- Written exercise
Extract, in full, the lines below, beginning at the first and ending with the line that contains "import plotly.graph_objects as go". Pictures do not belong in the copy.

- Collected data
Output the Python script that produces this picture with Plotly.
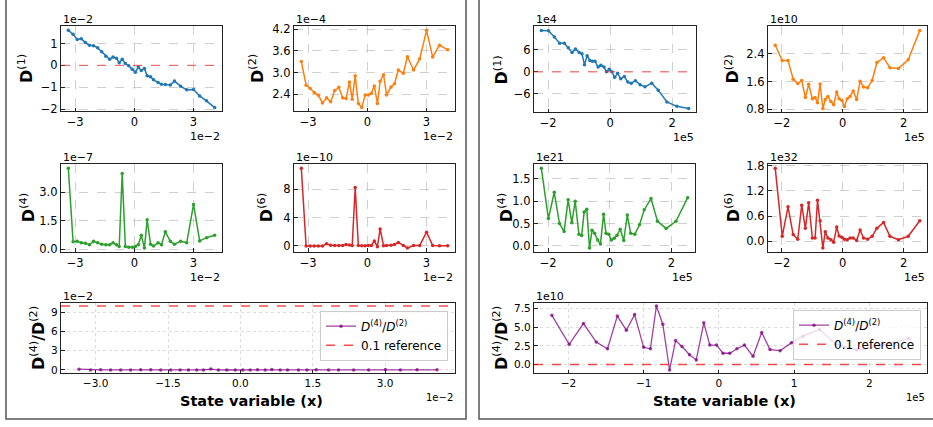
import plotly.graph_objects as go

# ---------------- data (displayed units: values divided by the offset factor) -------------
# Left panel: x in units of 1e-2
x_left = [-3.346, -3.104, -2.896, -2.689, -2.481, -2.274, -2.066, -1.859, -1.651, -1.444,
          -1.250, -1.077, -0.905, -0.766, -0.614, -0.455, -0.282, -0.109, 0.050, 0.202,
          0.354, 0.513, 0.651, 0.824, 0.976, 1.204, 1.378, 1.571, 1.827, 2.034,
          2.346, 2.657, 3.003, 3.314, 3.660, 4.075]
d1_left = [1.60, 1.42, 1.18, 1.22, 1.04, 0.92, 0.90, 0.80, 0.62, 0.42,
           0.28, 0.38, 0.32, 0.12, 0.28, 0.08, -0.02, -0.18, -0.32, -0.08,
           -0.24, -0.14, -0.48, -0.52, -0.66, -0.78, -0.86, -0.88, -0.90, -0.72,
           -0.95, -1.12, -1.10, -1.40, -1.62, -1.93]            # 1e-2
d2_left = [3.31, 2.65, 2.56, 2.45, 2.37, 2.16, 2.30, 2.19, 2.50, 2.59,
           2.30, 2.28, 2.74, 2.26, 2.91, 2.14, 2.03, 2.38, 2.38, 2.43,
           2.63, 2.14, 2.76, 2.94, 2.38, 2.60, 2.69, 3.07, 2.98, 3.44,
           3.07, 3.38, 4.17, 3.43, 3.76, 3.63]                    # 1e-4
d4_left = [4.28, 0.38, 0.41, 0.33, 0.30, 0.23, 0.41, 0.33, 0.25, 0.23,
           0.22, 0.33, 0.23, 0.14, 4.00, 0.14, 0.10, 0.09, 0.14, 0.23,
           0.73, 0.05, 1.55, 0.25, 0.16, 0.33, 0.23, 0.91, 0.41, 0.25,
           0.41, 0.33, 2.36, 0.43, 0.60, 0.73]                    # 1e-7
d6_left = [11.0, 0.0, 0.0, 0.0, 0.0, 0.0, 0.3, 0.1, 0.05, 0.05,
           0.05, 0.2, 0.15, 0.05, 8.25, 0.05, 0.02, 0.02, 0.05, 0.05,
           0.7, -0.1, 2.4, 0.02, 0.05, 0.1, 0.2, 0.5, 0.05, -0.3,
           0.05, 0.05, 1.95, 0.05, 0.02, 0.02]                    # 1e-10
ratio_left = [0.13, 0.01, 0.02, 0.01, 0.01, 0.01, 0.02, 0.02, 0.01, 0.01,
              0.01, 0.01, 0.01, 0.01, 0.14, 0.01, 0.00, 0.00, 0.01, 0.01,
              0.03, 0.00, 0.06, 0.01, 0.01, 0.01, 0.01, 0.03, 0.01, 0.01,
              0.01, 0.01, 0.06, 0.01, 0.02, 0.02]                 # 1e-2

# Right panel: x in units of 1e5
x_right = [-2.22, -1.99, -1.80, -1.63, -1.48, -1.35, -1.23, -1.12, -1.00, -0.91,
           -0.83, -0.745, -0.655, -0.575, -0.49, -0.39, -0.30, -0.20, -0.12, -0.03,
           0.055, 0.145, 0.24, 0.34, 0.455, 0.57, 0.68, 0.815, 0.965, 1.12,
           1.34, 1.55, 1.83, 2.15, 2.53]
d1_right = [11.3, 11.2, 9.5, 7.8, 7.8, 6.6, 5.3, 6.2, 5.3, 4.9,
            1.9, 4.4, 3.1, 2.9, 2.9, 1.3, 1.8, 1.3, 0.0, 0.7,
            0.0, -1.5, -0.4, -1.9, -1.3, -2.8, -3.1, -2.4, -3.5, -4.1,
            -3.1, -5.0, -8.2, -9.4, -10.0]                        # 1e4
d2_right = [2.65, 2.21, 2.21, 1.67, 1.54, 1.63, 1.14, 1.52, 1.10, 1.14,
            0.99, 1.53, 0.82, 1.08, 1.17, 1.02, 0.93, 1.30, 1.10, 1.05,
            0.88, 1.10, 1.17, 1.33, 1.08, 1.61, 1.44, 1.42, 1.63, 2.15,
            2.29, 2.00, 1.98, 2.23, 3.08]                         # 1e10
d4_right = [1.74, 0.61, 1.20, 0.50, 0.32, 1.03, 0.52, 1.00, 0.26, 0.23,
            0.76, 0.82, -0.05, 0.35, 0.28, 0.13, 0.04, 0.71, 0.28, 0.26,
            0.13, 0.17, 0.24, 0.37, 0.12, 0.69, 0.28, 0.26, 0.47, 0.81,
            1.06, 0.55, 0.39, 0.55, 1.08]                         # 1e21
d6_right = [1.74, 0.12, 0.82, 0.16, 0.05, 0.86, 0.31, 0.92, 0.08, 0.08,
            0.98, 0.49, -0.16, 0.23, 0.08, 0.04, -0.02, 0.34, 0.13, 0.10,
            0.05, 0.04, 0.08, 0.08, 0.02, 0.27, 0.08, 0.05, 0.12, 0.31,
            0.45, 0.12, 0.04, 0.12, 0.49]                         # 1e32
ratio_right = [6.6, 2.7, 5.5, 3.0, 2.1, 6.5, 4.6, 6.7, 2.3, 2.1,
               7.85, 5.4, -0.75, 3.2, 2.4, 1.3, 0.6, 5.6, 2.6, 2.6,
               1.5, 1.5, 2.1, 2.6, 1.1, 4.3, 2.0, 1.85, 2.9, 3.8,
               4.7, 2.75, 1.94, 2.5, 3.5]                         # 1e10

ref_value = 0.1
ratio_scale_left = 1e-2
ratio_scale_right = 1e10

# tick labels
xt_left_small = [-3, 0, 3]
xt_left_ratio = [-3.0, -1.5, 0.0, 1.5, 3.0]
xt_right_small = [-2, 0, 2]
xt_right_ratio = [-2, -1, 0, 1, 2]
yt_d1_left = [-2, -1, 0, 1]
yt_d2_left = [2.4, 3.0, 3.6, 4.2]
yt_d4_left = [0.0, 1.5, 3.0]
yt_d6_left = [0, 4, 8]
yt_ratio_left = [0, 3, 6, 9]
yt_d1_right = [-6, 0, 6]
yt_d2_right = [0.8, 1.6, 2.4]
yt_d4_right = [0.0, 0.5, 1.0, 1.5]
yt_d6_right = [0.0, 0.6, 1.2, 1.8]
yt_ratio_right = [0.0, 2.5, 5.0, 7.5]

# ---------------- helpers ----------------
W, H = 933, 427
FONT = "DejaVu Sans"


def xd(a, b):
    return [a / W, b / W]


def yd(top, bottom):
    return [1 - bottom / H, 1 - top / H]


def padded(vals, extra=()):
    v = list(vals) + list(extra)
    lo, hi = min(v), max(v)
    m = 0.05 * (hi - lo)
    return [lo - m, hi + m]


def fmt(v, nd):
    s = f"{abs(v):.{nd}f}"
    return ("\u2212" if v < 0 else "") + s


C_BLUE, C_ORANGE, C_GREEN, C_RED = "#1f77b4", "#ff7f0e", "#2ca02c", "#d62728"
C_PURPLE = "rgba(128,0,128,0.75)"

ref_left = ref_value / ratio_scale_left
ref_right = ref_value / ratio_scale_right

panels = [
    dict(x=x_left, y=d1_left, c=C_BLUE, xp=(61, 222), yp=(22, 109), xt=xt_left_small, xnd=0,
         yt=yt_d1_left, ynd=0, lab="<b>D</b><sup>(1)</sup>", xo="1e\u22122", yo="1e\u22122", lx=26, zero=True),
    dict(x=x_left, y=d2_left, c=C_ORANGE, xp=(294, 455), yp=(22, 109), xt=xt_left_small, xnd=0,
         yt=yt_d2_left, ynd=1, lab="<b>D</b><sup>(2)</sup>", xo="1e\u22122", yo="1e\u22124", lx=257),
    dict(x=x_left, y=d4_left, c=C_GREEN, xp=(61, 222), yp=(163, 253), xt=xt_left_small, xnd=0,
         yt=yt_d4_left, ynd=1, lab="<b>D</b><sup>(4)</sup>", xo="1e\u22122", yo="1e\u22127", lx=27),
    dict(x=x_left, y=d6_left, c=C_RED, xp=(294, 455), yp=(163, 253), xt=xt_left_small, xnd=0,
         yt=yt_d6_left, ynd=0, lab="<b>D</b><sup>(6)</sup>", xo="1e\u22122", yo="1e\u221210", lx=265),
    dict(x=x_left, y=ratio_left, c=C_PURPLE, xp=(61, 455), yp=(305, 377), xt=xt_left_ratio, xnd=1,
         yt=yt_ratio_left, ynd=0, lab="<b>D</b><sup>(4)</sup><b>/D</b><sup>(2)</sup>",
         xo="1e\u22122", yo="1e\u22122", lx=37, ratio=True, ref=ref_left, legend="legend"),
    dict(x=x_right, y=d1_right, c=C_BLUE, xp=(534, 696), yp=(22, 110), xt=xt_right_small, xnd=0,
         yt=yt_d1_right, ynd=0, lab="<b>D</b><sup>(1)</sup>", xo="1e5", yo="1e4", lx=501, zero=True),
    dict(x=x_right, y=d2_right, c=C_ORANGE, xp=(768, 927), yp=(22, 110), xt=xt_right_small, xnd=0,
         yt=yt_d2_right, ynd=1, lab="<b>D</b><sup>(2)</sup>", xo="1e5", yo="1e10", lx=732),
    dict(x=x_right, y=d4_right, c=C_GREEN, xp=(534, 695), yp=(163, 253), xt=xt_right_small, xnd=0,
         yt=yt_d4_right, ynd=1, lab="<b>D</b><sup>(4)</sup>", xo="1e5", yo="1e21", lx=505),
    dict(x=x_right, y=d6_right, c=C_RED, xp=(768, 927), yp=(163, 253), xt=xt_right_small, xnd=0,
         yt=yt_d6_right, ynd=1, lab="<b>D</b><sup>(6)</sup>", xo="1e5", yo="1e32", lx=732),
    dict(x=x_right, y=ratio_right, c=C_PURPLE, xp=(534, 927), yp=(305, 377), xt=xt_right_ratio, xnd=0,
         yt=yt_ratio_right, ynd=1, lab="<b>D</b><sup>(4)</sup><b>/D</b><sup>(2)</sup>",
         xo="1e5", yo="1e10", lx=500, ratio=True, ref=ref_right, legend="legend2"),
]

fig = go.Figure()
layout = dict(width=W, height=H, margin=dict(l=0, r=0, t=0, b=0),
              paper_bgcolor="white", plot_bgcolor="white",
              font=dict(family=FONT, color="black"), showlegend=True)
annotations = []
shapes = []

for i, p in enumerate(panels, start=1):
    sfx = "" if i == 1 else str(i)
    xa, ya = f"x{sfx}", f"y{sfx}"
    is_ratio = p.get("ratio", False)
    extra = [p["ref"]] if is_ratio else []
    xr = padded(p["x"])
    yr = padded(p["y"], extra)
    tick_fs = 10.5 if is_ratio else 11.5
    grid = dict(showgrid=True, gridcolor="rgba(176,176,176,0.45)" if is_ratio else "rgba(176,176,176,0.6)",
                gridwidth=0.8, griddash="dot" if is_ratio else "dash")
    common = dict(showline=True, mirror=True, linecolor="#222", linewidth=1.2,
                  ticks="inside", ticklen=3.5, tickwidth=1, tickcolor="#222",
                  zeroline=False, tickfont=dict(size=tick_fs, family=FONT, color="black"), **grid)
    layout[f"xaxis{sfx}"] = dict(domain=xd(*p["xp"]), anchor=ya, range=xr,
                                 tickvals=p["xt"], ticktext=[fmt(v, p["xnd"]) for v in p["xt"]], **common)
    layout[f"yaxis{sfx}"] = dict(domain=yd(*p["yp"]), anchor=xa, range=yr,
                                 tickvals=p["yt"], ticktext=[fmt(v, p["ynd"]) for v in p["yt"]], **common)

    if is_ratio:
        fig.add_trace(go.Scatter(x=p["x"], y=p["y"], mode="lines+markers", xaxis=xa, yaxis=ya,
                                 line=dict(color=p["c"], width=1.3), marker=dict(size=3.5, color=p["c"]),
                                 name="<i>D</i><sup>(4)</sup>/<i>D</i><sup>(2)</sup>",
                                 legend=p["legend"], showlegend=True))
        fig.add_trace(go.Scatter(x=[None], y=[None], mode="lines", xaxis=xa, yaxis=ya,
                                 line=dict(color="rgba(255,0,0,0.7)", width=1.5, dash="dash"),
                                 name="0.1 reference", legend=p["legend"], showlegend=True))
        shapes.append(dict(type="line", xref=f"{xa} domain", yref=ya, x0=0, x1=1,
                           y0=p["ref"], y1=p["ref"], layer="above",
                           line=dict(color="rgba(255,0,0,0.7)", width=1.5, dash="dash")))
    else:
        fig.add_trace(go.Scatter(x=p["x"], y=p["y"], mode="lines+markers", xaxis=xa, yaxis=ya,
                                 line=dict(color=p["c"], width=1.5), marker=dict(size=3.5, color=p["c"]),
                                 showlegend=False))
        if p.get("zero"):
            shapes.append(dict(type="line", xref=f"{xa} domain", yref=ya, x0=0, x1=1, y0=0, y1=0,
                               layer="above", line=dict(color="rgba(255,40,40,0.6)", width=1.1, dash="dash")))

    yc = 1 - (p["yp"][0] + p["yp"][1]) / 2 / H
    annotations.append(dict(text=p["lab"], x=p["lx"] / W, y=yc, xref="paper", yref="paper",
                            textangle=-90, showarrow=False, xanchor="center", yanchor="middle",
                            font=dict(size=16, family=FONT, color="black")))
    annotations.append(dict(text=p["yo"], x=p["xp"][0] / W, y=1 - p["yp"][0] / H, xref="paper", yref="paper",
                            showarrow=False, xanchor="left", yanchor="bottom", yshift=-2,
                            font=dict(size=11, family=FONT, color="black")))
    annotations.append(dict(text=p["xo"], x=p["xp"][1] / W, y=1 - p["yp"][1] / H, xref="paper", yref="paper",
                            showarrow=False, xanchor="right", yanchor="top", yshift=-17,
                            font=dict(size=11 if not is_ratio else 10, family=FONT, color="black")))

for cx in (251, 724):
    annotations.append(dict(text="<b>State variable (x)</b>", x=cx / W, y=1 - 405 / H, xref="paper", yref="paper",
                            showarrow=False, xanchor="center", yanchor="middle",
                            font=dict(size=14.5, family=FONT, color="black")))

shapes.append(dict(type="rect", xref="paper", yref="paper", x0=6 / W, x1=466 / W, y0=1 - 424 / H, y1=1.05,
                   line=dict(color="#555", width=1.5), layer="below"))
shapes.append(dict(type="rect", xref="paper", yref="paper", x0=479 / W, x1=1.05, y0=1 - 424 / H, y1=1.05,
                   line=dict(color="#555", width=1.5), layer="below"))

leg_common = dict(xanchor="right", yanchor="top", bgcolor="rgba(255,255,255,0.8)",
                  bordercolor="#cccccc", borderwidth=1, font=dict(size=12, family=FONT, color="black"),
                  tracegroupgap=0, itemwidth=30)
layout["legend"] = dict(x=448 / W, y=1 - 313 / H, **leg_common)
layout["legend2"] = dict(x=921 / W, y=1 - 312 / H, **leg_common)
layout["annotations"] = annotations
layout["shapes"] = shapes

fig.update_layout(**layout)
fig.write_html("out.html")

- Solution for this exercise
Output the Python script that produces this picture with Plotly.
import plotly.graph_objects as go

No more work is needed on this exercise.